* _TASK INPUTS_:
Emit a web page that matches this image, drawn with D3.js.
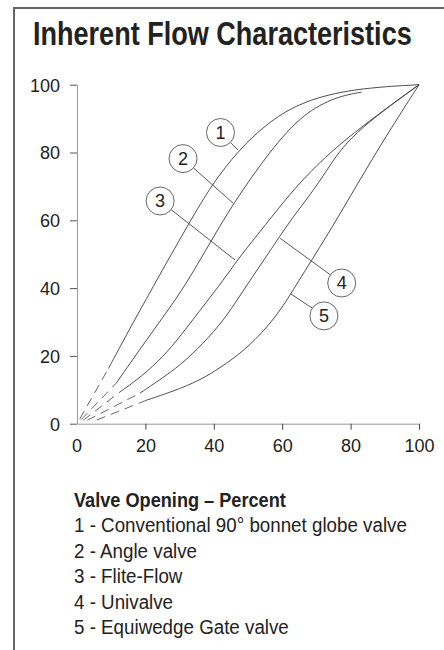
<!DOCTYPE html>
<html>
<head>
<meta charset="utf-8">
<script src="https://cdn.jsdelivr.net/npm/d3@7"></script>
<style>
  html, body { margin: 0; padding: 0; background: #fff; }
  svg { display: block; }
</style>
</head>
<body>
<svg id="chart" width="444" height="650"></svg>
<script>
// ---------- data ----------
const titleText = "Inherent Flow Characteristics";
const axisHeading = "Valve Opening \u2013 Percent";
const xTicks = [20, 40, 60, 80, 100];
const yTicks = [0, 20, 40, 60, 80, 100];

// dashed lead-in portion (near origin) of each curve
const dash1 = [[0.8, 1.4], [9.2, 16.3]];
const dash2 = [[1.2, 1.2], [11.5, 12.0]];
const dash3 = [[1.8, 1.0], [12.6, 9.4]];
const dash4 = [[3.0, 1.0], [18.4, 9.0]];
const dash5 = [[5.8, 1.1], [20.5, 7.0]];

// solid portion of each curve
const curve1 = [[9.2,16.3],[12.6,22.7],[16.5,30],[20.4,37],[24,43.6],[33,59.6],[39.4,70.5],[47.2,80.7],[56.4,89.4],[66.2,95.2],[80.8,98.9],[100,100]];
const curve2 = [[11.5,12.0],[18.9,22.7],[28.7,36.4],[32.5,42.3],[39.4,54.2],[45.7,65],[56.4,80.5],[66.2,91.6],[75.9,96.5],[83.2,97.8]];
const curve3 = [[12.6,9.4],[18.9,13.9],[25.2,19.8],[30,25.5],[37.9,36],[42.8,42.3],[47,48.5],[53.5,56.6],[60,65],[68.1,74.5],[79.8,85.2],[100,100]];
const curve4 = [[18.4,9.0],[25.2,13.6],[30,17.2],[35,21.7],[41.8,29.1],[46.2,35.5],[50.6,42.3],[55,48.8],[58.9,54.7],[63,60.8],[68.1,67.4],[73,74.6],[79.8,85.2],[100,100]];
const curve5 = [[20.5,7.0],[28,9.5],[36,12.8],[42,16.6],[48.6,21.3],[55.5,28.2],[60.8,35.4],[64.7,42],[74.5,57.6],[85.7,77.2],[94.4,91.2],[100,100]];

// callouts: label, circle centre, point on curve (data units)
const calloutLabels  = ["1", "2", "3", "4", "5"];
const calloutCenters = [[41.96, 85.9], [31.0, 78.2], [24.3, 65.7], [77.4, 41.5], [72.2, 31.8]];
const calloutTargets = [[47.1, 80.7], [45.7, 65.0], [46.2, 48.3], [59.4, 54.7], [62.5, 38.3]];

const legendItems = [
  "1 - Conventional 90\u00b0 bonnet globe valve",
  "2 - Angle valve",
  "3 - Flite-Flow",
  "4 - Univalve",
  "5 - Equiwedge Gate valve"
];

// ---------- drawing ----------
const svg = d3.select("#chart");
const x = d3.scaleLinear().domain([0, 100]).range([77, 419]);
const y = d3.scaleLinear().domain([0, 100]).range([423.7, 84.7]);

const sans = "'Liberation Sans', Arial, Helvetica, sans-serif";

// condensed text: Liberation Sans squeezed horizontally to a target width
function condensedText(parent, str, tx, ty, fs, bold, target, sxFixed) {
  const t = parent.append("text").attr("x", 0).attr("y", 0)
    .attr("font-family", sans).attr("font-size", fs)
    .attr("font-weight", bold ? "bold" : "normal").attr("fill", "#222").text(str);
  const sx = sxFixed || target / t.node().getComputedTextLength();
  t.attr("transform", `translate(${tx},${ty}) scale(${sx},1)`);
  return sx;
}

// frame
svg.append("line").attr("x1", 14).attr("x2", 14).attr("y1", 8).attr("y2", 650)
  .attr("stroke", "#666").attr("stroke-width", 2);
svg.append("line").attr("x1", 13).attr("x2", 444).attr("y1", 8).attr("y2", 8)
  .attr("stroke", "#666").attr("stroke-width", 1.8);

// title
condensedText(svg, titleText, 33, 44.5, 33, true, 379);

// axes
const yAxis = d3.axisLeft(y).tickValues(yTicks).tickSize(7).tickSizeOuter(0).tickPadding(10);
const gy = svg.append("g").attr("transform", "translate(77,0)").call(yAxis);
gy.select(".domain").attr("stroke", "#999").attr("stroke-width", 1);
gy.selectAll(".tick line").attr("stroke", "#555").attr("stroke-width", 1);
gy.selectAll(".tick text").attr("font-family", sans).attr("font-size", 18)
  .attr("fill", "#222").attr("dy", "0.36em");

const xAxis = d3.axisBottom(x).tickValues(xTicks).tickSize(6).tickSizeOuter(0).tickPadding(9.5);
const gx = svg.append("g").attr("transform", "translate(0,423.7)").call(xAxis);
gx.select(".domain").attr("stroke", "#999").attr("stroke-width", 1);
gx.selectAll(".tick line").attr("stroke", "#444").attr("stroke-width", 1);
gx.selectAll(".tick text").attr("font-family", sans).attr("font-size", 18).attr("fill", "#222");
// "0" label at origin
gx.append("text").attr("x", x(0)).attr("y", 6 + 9.5).attr("dy", "0.71em")
  .attr("text-anchor", "middle").attr("font-family", sans).attr("font-size", 18)
  .attr("fill", "#222").text("0");

// curves
const line = d3.line().x(d => x(d[0])).y(d => y(d[1])).curve(d3.curveBasis);
const dashes = [dash1, dash2, dash3, dash4, dash5];
const curves = [curve1, curve2, curve3, curve4, curve5];
const gc = svg.append("g").attr("fill", "none");
dashes.forEach(d => {
  gc.append("path").attr("d", line(d)).attr("stroke", "#555")
    .attr("stroke-width", 0.9).attr("stroke-dasharray", "9,6");
});
curves.forEach(d => {
  gc.append("path").attr("d", line(d)).attr("stroke", "#3a3a3a").attr("stroke-width", 0.9);
});

// callouts
const R = 14;
calloutLabels.forEach((lab, i) => {
  const cx = x(calloutCenters[i][0]), cy = y(calloutCenters[i][1]);
  const tx = x(calloutTargets[i][0]), ty = y(calloutTargets[i][1]);
  const dx = tx - cx, dy = ty - cy, L = Math.hypot(dx, dy);
  svg.append("line").attr("x1", cx + dx / L * R).attr("y1", cy + dy / L * R)
    .attr("x2", tx).attr("y2", ty).attr("stroke", "#444").attr("stroke-width", 0.9);
  svg.append("circle").attr("cx", cx).attr("cy", cy).attr("r", R)
    .attr("fill", "#fff").attr("stroke", "#555").attr("stroke-width", 0.9);
  svg.append("text").attr("x", cx).attr("y", cy).attr("dy", "0.36em")
    .attr("text-anchor", "middle").attr("font-family", sans).attr("font-size", 18)
    .attr("fill", "#222").text(lab);
});

// legend
condensedText(svg, axisHeading, 74, 506.7, 19.5, true, 212);
const g = svg.append("g");
let sxItems = null;
legendItems.forEach((t, i) => {
  const s = condensedText(g, t, 74, 532 + i * 25.6, 21, false, 333, sxItems);
  if (sxItems === null) sxItems = s;
});
</script>
</body>
</html>
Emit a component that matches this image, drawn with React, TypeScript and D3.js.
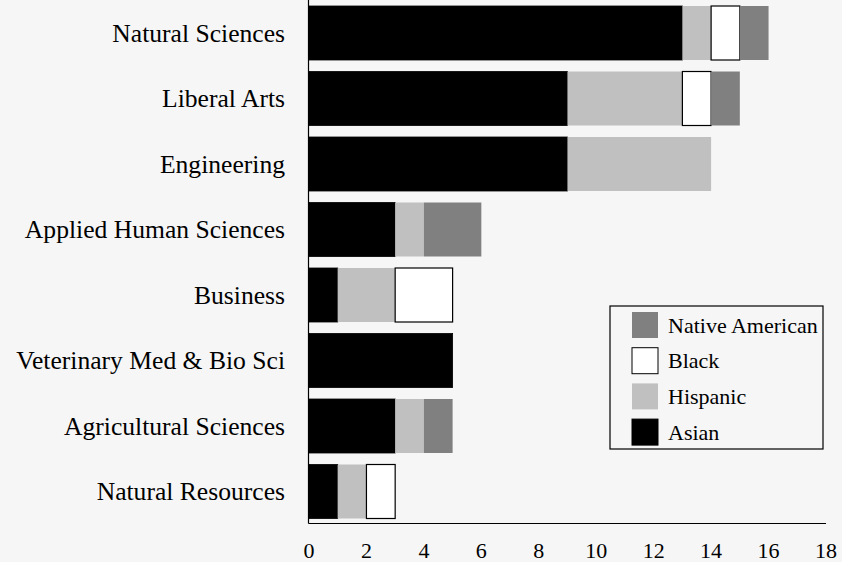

* _WHAT TO PRODUCE_: Reproduce the full listing above verbatim, with no pictures included.

* _ANSWER IN FULL_:
Emit a web page that matches this image, drawn with D3.js.
<!DOCTYPE html>
<html>
<head>
<meta charset="utf-8">
<script src="https://cdn.jsdelivr.net/npm/d3@7"></script>
<style>
  html, body { margin: 0; padding: 0; background: #fff; }
  svg { display: block; }
</style>
</head>
<body>
<svg id="chart" width="444" height="650"></svg>
<script>
// ---------- data ----------
const titleText = "Inherent Flow Characteristics";
const axisHeading = "Valve Opening \u2013 Percent";
const xTicks = [20, 40, 60, 80, 100];
const yTicks = [0, 20, 40, 60, 80, 100];

// dashed lead-in portion (near origin) of each curve
const dash1 = [[0.8, 1.4], [9.2, 16.3]];
const dash2 = [[1.2, 1.2], [11.5, 12.0]];
const dash3 = [[1.8, 1.0], [12.6, 9.4]];
const dash4 = [[3.0, 1.0], [18.4, 9.0]];
const dash5 = [[5.8, 1.1], [20.5, 7.0]];

// solid portion of each curve
const curve1 = [[9.2,16.3],[12.6,22.7],[16.5,30],[20.4,37],[24,43.6],[33,59.6],[39.4,70.5],[47.2,80.7],[56.4,89.4],[66.2,95.2],[80.8,98.9],[100,100]];
const curve2 = [[11.5,12.0],[18.9,22.7],[28.7,36.4],[32.5,42.3],[39.4,54.2],[45.7,65],[56.4,80.5],[66.2,91.6],[75.9,96.5],[83.2,97.8]];
const curve3 = [[12.6,9.4],[18.9,13.9],[25.2,19.8],[30,25.5],[37.9,36],[42.8,42.3],[47,48.5],[53.5,56.6],[60,65],[68.1,74.5],[79.8,85.2],[100,100]];
const curve4 = [[18.4,9.0],[25.2,13.6],[30,17.2],[35,21.7],[41.8,29.1],[46.2,35.5],[50.6,42.3],[55,48.8],[58.9,54.7],[63,60.8],[68.1,67.4],[73,74.6],[79.8,85.2],[100,100]];
const curve5 = [[20.5,7.0],[28,9.5],[36,12.8],[42,16.6],[48.6,21.3],[55.5,28.2],[60.8,35.4],[64.7,42],[74.5,57.6],[85.7,77.2],[94.4,91.2],[100,100]];

// callouts: label, circle centre, point on curve (data units)
const calloutLabels  = ["1", "2", "3", "4", "5"];
const calloutCenters = [[41.96, 85.9], [31.0, 78.2], [24.3, 65.7], [77.4, 41.5], [72.2, 31.8]];
const calloutTargets = [[47.1, 80.7], [45.7, 65.0], [46.2, 48.3], [59.4, 54.7], [62.5, 38.3]];

const legendItems = [
  "1 - Conventional 90\u00b0 bonnet globe valve",
  "2 - Angle valve",
  "3 - Flite-Flow",
  "4 - Univalve",
  "5 - Equiwedge Gate valve"
];

// ---------- drawing ----------
const svg = d3.select("#chart");
const x = d3.scaleLinear().domain([0, 100]).range([77, 419]);
const y = d3.scaleLinear().domain([0, 100]).range([423.7, 84.7]);

const sans = "'Liberation Sans', Arial, Helvetica, sans-serif";

// condensed text: Liberation Sans squeezed horizontally to a target width
function condensedText(parent, str, tx, ty, fs, bold, target, sxFixed) {
  const t = parent.append("text").attr("x", 0).attr("y", 0)
    .attr("font-family", sans).attr("font-size", fs)
    .attr("font-weight", bold ? "bold" : "normal").attr("fill", "#222").text(str);
  const sx = sxFixed || target / t.node().getComputedTextLength();
  t.attr("transform", `translate(${tx},${ty}) scale(${sx},1)`);
  return sx;
}

// frame
svg.append("line").attr("x1", 14).attr("x2", 14).attr("y1", 8).attr("y2", 650)
  .attr("stroke", "#666").attr("stroke-width", 2);
svg.append("line").attr("x1", 13).attr("x2", 444).attr("y1", 8).attr("y2", 8)
  .attr("stroke", "#666").attr("stroke-width", 1.8);

// title
condensedText(svg, titleText, 33, 44.5, 33, true, 379);

// axes
const yAxis = d3.axisLeft(y).tickValues(yTicks).tickSize(7).tickSizeOuter(0).tickPadding(10);
const gy = svg.append("g").attr("transform", "translate(77,0)").call(yAxis);
gy.select(".domain").attr("stroke", "#999").attr("stroke-width", 1);
gy.selectAll(".tick line").attr("stroke", "#555").attr("stroke-width", 1);
gy.selectAll(".tick text").attr("font-family", sans).attr("font-size", 18)
  .attr("fill", "#222").attr("dy", "0.36em");

const xAxis = d3.axisBottom(x).tickValues(xTicks).tickSize(6).tickSizeOuter(0).tickPadding(9.5);
const gx = svg.append("g").attr("transform", "translate(0,423.7)").call(xAxis);
gx.select(".domain").attr("stroke", "#999").attr("stroke-width", 1);
gx.selectAll(".tick line").attr("stroke", "#444").attr("stroke-width", 1);
gx.selectAll(".tick text").attr("font-family", sans).attr("font-size", 18).attr("fill", "#222");
// "0" label at origin
gx.append("text").attr("x", x(0)).attr("y", 6 + 9.5).attr("dy", "0.71em")
  .attr("text-anchor", "middle").attr("font-family", sans).attr("font-size", 18)
  .attr("fill", "#222").text("0");

// curves
const line = d3.line().x(d => x(d[0])).y(d => y(d[1])).curve(d3.curveBasis);
const dashes = [dash1, dash2, dash3, dash4, dash5];
const curves = [curve1, curve2, curve3, curve4, curve5];
const gc = svg.append("g").attr("fill", "none");
dashes.forEach(d => {
  gc.append("path").attr("d", line(d)).attr("stroke", "#555")
    .attr("stroke-width", 0.9).attr("stroke-dasharray", "9,6");
});
curves.forEach(d => {
  gc.append("path").attr("d", line(d)).attr("stroke", "#3a3a3a").attr("stroke-width", 0.9);
});

// callouts
const R = 14;
calloutLabels.forEach((lab, i) => {
  const cx = x(calloutCenters[i][0]), cy = y(calloutCenters[i][1]);
  const tx = x(calloutTargets[i][0]), ty = y(calloutTargets[i][1]);
  const dx = tx - cx, dy = ty - cy, L = Math.hypot(dx, dy);
  svg.append("line").attr("x1", cx + dx / L * R).attr("y1", cy + dy / L * R)
    .attr("x2", tx).attr("y2", ty).attr("stroke", "#444").attr("stroke-width", 0.9);
  svg.append("circle").attr("cx", cx).attr("cy", cy).attr("r", R)
    .attr("fill", "#fff").attr("stroke", "#555").attr("stroke-width", 0.9);
  svg.append("text").attr("x", cx).attr("y", cy).attr("dy", "0.36em")
    .attr("text-anchor", "middle").attr("font-family", sans).attr("font-size", 18)
    .attr("fill", "#222").text(lab);
});

// legend
condensedText(svg, axisHeading, 74, 506.7, 19.5, true, 212);
const g = svg.append("g");
let sxItems = null;
legendItems.forEach((t, i) => {
  const s = condensedText(g, t, 74, 532 + i * 25.6, 21, false, 333, sxItems);
  if (sxItems === null) sxItems = s;
});
</script>
</body>
</html>
Emit a component that matches this image, drawn with React, TypeScript and D3.js.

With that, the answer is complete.